Engineering

Engineering servers turn Minecraft into a systems game. Advancement looks like higher throughput, fewer failure points, and cleaner routing: ore processed per minute, stable power, predictable storage, and machines that keep running while you expand the line. The payoff is designing something that scales and stays readable, from tight redstone modules to full factory floors with dedicated inputs, buffers, and outputs.

Most worlds start with hand mining, then pivot fast into infrastructure. You automate processing, build power and distribution, and chase bottlenecks until the whole chain runs smoothly. Good servers make constraints real: chunk boundaries, chunkloading rules, TPS, explosion risk, limited space, and the simple fact that other players are also running heavy setups. The engineering mindset is reliability first, then efficiency.

Multiplayer makes it feel like an industrial district instead of a lone base. Players trade components, share proven designs, and connect to shared utilities like farms, grids, or processing hubs. Performance becomes community etiquette: label lines, contain dangerous byproducts, avoid runaway entities, and keep builds debuggable. When everyone treats uptime as a shared goal, collaboration is the endgame.

Is this mostly modded, or does it work in vanilla too?

Both. Modded servers lean on power networks, machines, pipes, and multiblocks for progression. Vanilla versions rely on redstone, farms, storage, and timing, with the same focus on stability and scale, just with different tools.

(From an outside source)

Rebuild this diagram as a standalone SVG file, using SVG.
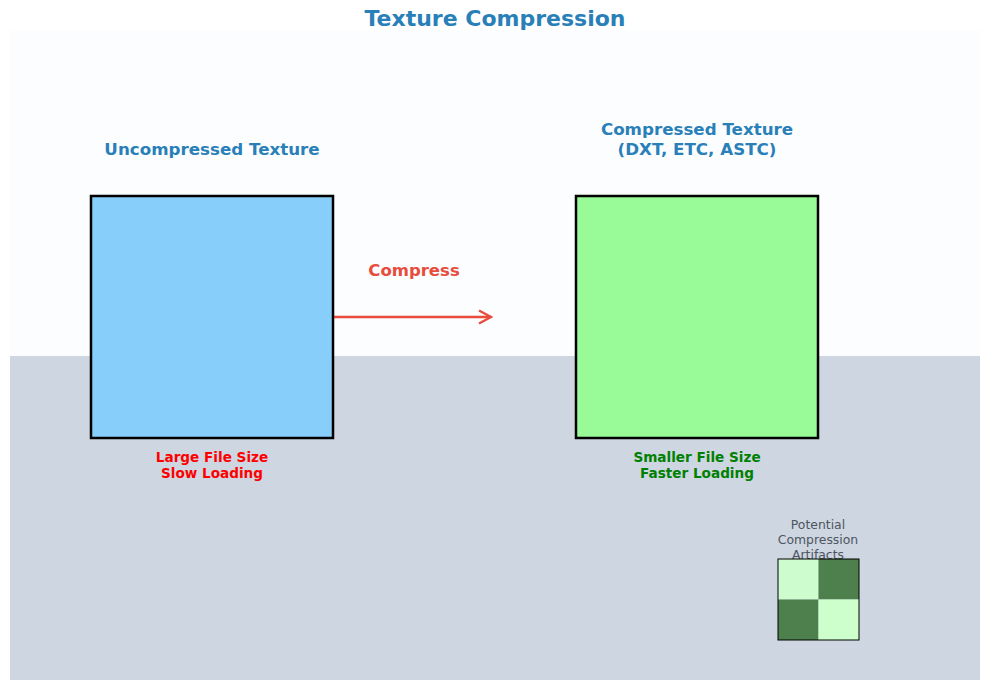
<svg xmlns="http://www.w3.org/2000/svg" width="989" height="690" viewBox="0 0 989 690">
<defs>
<style>
text{font-family:"DejaVu Sans","Liberation Sans",sans-serif;text-anchor:middle;}
.h{font-weight:bold;font-size:16.7px;fill:#2980b9;}
.box{stroke:#000;stroke-width:2.5;}
.note{font-weight:bold;font-size:13.6px;}
.art{font-size:12.4px;fill:#4d5560;}
</style>
<marker id="ah" viewBox="0 0 16 16" refX="14" refY="8" markerWidth="16" markerHeight="16" markerUnits="userSpaceOnUse" orient="auto">
<path d="M2,1.5 L14,8 L2,14.5" fill="none" stroke="#e74c3c" stroke-width="2.4"/>
</marker>
</defs>
<rect width="989" height="690" fill="#ffffff"/>
<rect x="10" y="30" width="970" height="326" fill="#fcfdfe"/>
<rect x="10" y="356" width="970" height="324" fill="#cdd6e1"/>
<text x="495" y="26" style="font-weight:bold;font-size:22px;fill:#2980b9">Texture Compression</text>
<g id="connectors">
<line x1="334" y1="317" x2="491" y2="317" stroke="#e74c3c" stroke-width="2.6" marker-end="url(#ah)"/>
<text x="414" y="276" style="font-weight:bold;font-size:16.5px;fill:#e74c3c">Compress</text>
</g>
<g id="uncompressed">
<text class="h" x="212" y="155">Uncompressed Texture</text>
<rect class="box" x="91" y="196" width="242" height="242" fill="#87cefa"/>
<text class="note" x="212" y="462" fill="#ff0000">Large File Size</text>
<text class="note" x="212" y="478" fill="#ff0000">Slow Loading</text>
</g>
<g id="compressed">
<text class="h" x="697" y="135">Compressed Texture</text>
<text class="h" x="697" y="155">(DXT, ETC, ASTC)</text>
<rect class="box" x="576" y="196" width="242" height="242" fill="#98fb98"/>
<text class="note" x="697" y="462" fill="#008000">Smaller File Size</text>
<text class="note" x="697" y="478" fill="#008000">Faster Loading</text>
</g>
<g id="artifacts">
<text class="art" x="818" y="529">Potential</text>
<text class="art" x="818" y="544">Compression</text>
<text class="art" x="818" y="559">Artifacts</text>
<rect x="778" y="559" width="40.5" height="40.5" fill="#ccffcc" fill-opacity="0.95"/>
<rect x="818.5" y="559" width="40.5" height="40.5" fill="#4d804d"/>
<rect x="778" y="599.5" width="40.5" height="40.5" fill="#4d804d"/>
<rect x="818.5" y="599.5" width="40.5" height="40.5" fill="#ccffcc"/>
<rect x="778" y="559" width="81" height="81" fill="none" stroke="#000" stroke-width="1"/>
</g>
</svg>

What does a normal session look like?

Identify a bottleneck, then fix it. That might mean improving input rates, adding buffers, upgrading processing, cleaning up routing, or instrumenting a system so it is easier to troubleshoot. You end by using the new output to justify the next expansion.

Do I need to be good at redstone to belong?

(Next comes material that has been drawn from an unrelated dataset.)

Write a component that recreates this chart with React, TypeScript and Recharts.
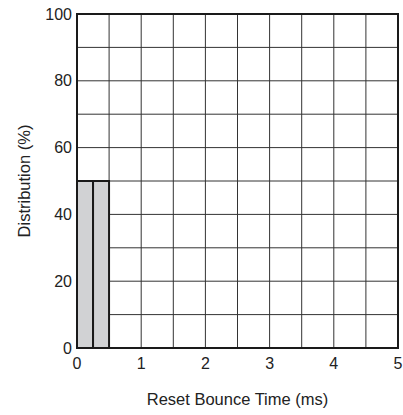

No. Engineering play rewards planning, testing, documenting, building clean layouts, and supplying materials as much as wiring logic. You can contribute by owning one subsystem and making it reliable.

How do servers keep huge factories from killing TPS?

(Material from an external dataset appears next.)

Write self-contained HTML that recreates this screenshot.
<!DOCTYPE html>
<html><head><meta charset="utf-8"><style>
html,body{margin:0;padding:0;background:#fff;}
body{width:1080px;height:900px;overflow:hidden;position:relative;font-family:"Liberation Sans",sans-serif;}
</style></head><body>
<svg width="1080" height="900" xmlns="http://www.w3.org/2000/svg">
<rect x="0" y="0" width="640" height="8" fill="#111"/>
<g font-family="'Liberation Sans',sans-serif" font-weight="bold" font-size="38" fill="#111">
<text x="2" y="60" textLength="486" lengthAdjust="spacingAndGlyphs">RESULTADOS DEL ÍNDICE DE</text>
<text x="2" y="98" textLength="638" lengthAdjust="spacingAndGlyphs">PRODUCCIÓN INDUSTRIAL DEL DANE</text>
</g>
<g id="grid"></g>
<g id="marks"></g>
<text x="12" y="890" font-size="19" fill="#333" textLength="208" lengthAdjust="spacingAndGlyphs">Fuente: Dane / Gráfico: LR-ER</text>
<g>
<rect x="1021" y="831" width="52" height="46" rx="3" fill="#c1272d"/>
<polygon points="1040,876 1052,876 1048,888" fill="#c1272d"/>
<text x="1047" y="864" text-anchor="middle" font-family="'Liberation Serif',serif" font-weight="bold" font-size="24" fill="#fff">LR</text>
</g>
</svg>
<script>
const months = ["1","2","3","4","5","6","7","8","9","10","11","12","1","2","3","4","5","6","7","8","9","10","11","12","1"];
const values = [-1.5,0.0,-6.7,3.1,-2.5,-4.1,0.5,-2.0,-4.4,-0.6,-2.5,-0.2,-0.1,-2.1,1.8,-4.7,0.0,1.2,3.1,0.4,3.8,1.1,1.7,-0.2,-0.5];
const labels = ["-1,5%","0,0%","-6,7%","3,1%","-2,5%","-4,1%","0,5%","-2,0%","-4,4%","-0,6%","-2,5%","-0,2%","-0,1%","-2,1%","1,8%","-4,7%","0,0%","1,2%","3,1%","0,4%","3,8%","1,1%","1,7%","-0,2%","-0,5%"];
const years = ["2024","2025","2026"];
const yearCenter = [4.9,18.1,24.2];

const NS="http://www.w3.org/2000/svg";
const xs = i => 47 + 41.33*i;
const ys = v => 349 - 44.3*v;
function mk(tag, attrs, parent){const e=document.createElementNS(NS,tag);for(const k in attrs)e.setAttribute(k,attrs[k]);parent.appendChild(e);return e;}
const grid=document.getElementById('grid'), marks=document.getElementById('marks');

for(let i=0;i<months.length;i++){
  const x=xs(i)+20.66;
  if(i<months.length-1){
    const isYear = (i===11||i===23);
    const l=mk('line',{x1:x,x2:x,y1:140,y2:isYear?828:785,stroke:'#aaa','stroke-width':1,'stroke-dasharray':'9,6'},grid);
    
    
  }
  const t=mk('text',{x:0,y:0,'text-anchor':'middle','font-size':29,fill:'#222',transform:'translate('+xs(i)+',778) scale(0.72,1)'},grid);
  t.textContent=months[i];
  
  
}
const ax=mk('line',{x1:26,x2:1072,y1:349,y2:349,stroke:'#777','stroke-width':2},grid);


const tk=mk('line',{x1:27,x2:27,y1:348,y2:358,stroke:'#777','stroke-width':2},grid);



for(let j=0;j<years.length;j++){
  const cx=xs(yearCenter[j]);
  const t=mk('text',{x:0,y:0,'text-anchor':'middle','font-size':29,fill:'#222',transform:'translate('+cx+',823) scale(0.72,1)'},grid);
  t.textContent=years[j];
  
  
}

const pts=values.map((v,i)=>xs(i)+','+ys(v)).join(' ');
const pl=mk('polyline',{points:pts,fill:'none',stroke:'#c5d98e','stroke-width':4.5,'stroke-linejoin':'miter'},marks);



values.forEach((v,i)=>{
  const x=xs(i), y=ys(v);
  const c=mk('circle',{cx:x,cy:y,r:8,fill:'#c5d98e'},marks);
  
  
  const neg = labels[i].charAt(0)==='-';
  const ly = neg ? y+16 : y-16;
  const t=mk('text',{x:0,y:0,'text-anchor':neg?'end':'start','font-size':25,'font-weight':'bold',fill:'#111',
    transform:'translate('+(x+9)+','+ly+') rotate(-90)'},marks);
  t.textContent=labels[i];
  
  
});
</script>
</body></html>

Expect limits and norms: restrictions on chunkloaders, caps on certain farms, bans on loose item spam, and pressure toward compact designs with throttling and shutdown states. Many communities also help audit and refactor problem builds instead of letting them rot.

Is PvP or raiding part of the format?

Usually not. The main tension comes from efficiency, uptime, and reputation: who can build the cleanest line, run the biggest stable plant, or dominate an economy without turning the server into a slideshow.